Service Scaling Model
The platform utilizes different scaling strategies for its various components to optimize for both performance and cost.Control Plane
Frontend & Backend
- Scaled via standard HPA (Horizontal Pod Autoscaler).
- Triggers based on CPU and Memory utilization.
- Optimized for consistent API responsiveness.
Execution Plane
Worker Pools
- Scaled per-pool via KEDA or HPA.
- Triggers based on task queue depth or resource usage.
- Optimized for high-throughput AI processing.
Advanced Worker Pool Scaling
Worker pools are the most dynamic part of the Noxus infrastructure. They support sophisticated scaling patterns to handle unpredictable AI workloads.KEDA-Driven Scaling (Queue-Based)
For most production environments, we recommend using KEDA (Kubernetes Event-driven Autoscaling) for worker pools:- Scale-to-Zero: Automatically shut down workers when no tasks are in the queue to save costs.

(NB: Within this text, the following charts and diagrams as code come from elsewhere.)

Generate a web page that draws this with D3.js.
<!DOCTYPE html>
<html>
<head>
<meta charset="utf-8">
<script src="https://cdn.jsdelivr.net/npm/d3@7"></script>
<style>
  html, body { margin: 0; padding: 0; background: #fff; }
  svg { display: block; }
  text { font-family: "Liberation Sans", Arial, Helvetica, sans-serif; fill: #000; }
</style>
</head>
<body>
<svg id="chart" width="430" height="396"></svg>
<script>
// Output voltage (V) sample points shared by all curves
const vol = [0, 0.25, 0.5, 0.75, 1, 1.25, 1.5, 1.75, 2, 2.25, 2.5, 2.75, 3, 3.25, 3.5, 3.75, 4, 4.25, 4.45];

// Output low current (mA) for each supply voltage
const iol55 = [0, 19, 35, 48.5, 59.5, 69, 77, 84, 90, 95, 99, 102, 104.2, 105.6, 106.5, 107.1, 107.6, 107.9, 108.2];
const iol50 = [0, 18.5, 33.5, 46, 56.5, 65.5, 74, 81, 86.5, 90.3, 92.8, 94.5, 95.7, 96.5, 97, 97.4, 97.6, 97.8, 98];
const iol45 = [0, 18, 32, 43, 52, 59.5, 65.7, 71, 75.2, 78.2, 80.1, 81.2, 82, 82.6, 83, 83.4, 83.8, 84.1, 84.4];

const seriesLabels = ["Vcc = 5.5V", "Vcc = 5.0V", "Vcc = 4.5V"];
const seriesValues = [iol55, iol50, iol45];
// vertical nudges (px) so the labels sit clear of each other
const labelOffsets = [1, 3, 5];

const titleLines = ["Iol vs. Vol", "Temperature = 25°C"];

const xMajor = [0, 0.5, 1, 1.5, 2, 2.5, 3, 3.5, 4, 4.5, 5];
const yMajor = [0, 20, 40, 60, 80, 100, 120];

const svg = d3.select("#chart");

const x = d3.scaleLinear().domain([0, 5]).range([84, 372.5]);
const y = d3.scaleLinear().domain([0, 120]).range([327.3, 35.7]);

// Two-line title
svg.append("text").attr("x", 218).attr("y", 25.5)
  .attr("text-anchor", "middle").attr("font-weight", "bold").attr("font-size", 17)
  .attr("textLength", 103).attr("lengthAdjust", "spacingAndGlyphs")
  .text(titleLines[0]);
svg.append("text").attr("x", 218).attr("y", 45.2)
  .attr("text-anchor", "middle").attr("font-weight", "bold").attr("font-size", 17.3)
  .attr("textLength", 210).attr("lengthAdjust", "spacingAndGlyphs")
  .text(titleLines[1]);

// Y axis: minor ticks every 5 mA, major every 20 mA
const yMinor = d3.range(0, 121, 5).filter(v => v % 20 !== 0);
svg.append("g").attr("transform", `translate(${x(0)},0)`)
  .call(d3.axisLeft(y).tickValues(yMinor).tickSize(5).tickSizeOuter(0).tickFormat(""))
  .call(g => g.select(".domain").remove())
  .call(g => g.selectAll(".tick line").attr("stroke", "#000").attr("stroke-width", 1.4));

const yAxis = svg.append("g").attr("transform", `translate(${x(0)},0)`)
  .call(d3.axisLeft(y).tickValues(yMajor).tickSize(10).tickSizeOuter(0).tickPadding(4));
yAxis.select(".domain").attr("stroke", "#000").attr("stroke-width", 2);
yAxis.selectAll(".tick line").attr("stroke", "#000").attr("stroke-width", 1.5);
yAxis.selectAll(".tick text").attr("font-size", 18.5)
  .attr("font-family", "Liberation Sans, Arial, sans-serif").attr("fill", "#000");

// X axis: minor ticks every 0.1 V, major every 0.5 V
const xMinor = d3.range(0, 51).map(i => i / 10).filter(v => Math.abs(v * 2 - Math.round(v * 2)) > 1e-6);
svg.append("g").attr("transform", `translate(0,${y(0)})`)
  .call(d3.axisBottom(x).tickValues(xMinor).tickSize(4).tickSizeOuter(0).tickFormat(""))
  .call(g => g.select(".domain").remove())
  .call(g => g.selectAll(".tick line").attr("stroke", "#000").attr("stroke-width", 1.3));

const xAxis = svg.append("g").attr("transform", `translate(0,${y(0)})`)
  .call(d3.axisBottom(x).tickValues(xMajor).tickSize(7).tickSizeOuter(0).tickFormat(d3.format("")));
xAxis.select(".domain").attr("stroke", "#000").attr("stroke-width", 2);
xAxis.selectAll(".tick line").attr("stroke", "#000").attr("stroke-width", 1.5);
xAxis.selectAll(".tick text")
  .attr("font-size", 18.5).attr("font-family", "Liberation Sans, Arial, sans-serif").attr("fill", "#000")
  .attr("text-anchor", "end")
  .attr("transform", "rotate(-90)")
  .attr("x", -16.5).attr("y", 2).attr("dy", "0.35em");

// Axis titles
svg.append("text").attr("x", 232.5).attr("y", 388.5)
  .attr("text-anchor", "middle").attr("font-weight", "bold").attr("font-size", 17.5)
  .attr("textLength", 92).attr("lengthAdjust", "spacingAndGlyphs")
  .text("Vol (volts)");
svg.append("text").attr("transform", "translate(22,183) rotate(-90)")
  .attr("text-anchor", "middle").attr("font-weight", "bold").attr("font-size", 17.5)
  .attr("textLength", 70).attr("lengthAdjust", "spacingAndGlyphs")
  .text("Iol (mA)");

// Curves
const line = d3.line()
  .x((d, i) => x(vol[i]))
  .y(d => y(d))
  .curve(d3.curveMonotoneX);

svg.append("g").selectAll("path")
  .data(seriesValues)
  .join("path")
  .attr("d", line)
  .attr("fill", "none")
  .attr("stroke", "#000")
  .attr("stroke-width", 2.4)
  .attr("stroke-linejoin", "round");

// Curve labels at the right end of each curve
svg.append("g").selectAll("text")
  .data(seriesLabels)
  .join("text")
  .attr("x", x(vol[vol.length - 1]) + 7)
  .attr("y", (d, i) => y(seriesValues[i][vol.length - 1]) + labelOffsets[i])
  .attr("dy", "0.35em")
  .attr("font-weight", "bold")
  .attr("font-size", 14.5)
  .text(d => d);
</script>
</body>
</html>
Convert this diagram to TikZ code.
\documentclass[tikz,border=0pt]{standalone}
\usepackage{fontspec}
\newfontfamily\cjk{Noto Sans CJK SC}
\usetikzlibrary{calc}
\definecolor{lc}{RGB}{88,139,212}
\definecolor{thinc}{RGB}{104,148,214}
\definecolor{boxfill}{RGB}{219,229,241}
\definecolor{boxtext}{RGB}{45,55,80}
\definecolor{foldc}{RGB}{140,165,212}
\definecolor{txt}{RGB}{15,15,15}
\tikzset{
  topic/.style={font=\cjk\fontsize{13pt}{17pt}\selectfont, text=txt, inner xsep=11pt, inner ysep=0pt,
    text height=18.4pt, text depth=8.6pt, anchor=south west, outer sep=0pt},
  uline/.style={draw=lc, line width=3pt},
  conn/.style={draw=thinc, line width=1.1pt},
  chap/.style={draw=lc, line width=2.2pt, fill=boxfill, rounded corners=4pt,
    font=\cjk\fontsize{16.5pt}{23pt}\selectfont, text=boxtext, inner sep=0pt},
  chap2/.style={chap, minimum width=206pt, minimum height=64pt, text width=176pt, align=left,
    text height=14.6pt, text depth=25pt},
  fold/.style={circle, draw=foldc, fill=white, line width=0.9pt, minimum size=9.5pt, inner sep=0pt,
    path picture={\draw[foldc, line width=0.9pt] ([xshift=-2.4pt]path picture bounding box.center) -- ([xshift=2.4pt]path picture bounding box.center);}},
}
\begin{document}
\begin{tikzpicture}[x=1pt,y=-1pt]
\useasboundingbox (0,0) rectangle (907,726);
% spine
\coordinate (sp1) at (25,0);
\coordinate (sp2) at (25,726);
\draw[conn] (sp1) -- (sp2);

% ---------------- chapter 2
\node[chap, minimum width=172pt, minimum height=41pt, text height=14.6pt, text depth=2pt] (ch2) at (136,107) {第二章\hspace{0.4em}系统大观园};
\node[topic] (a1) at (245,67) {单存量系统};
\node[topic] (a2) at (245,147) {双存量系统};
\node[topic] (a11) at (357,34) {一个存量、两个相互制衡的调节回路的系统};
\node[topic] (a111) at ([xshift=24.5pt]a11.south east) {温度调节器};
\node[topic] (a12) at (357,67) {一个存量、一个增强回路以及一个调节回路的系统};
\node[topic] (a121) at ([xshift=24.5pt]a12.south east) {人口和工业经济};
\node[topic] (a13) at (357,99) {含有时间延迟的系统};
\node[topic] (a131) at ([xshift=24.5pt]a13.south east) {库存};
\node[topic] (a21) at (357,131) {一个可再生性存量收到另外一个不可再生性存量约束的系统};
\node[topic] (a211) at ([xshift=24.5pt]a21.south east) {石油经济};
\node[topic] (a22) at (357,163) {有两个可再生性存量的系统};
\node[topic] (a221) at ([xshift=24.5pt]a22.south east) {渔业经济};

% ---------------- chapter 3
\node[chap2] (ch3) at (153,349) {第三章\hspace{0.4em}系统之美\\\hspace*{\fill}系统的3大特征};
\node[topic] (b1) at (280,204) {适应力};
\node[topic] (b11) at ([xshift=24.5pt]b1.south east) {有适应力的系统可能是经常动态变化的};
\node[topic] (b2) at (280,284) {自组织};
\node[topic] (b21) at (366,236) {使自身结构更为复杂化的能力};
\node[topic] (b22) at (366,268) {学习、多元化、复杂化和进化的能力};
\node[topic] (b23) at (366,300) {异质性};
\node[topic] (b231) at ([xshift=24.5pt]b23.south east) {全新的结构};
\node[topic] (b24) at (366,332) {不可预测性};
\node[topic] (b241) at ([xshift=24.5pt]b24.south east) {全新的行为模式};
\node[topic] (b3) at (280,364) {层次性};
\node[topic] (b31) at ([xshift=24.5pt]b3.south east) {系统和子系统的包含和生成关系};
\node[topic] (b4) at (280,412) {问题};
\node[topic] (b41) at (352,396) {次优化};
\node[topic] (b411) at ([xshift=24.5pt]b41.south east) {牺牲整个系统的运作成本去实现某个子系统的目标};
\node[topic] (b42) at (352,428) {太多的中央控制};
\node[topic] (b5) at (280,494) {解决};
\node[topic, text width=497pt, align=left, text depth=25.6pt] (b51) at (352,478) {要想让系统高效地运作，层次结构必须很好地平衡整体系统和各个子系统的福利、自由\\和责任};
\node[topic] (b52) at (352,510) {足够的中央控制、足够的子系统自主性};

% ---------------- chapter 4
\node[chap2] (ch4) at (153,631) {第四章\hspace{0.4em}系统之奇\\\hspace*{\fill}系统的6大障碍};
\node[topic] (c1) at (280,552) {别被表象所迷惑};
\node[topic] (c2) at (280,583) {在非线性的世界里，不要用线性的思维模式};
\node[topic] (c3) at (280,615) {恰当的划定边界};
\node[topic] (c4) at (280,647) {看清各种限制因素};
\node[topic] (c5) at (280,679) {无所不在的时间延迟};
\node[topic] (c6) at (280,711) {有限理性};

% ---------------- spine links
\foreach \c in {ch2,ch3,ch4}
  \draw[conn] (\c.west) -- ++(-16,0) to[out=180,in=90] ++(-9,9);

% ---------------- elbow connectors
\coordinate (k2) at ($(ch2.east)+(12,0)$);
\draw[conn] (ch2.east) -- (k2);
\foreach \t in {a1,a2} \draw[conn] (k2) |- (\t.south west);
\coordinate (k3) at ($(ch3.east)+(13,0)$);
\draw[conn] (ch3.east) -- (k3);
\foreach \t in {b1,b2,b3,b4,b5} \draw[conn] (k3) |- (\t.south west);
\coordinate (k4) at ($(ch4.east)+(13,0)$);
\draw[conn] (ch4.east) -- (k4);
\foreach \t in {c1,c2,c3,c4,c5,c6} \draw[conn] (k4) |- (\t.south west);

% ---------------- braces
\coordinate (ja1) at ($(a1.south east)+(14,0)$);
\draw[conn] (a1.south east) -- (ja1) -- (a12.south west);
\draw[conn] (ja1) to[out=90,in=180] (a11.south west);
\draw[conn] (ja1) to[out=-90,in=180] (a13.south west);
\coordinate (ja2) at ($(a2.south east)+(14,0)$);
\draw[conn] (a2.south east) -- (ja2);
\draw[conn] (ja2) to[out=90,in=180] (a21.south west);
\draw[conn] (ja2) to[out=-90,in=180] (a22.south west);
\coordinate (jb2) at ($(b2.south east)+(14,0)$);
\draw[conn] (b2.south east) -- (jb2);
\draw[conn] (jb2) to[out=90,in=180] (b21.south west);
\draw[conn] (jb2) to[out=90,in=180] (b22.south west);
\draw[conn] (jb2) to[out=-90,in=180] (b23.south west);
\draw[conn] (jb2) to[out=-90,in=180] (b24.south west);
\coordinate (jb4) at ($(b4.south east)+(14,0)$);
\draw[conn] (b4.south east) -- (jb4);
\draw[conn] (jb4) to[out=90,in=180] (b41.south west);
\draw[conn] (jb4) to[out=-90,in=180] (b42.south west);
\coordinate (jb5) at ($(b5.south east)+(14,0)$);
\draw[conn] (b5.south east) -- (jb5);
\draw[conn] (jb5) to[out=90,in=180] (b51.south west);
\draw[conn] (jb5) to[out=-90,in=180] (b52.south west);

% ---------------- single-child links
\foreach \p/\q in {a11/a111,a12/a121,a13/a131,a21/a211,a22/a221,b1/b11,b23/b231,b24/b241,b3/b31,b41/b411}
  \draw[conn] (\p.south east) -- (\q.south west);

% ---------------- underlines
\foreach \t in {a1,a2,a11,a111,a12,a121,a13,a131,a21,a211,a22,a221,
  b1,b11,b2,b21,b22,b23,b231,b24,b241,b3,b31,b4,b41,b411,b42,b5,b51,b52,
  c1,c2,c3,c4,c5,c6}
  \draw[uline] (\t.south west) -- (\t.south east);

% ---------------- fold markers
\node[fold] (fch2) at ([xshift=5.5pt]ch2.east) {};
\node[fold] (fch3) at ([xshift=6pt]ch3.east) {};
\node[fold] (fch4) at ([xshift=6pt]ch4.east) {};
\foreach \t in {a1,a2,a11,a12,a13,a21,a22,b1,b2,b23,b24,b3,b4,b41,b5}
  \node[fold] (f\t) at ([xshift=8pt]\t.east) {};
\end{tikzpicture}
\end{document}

- Rapid Bursts: Instantly spin up dozens of workers when a high-volume batch job is submitted.
- Queue Awareness: Scaling is based on the actual number of pending tasks in Redis or RabbitMQ, not just CPU usage.
Resource-Based Scaling (HPA)
For workloads with consistent, long-running tasks, standard HPA can be used to maintain a steady pool of workers based on CPU or Memory saturation.Multi-Region & Multi-Zone Scaling
For global enterprises, Noxus supports scaling across multiple geographic regions and availability zones.- Regional Replicas: Deploy independent Frontend and Backend replicas in different regions to minimize latency for global users.
- Zone Resilience: Distribute worker pools across multiple availability zones to ensure continuous operation during a zone failure.
- Independent Policies: Configure unique autoscaling rules for each region based on local traffic patterns.
Scaling Best Practices
- Monitor Bottlenecks: Always keep an eye on PostgreSQL and Redis performance, as these can become bottlenecks before your compute resources do.
- Right-Size Pools: Create dedicated worker pools for different task types (e.g., a GPU pool for inference, a high-memory pool for document processing).
- Test Your Limits: Conduct regular load tests to understand the scaling latency of your infrastructure (how long it takes to spin up a new worker).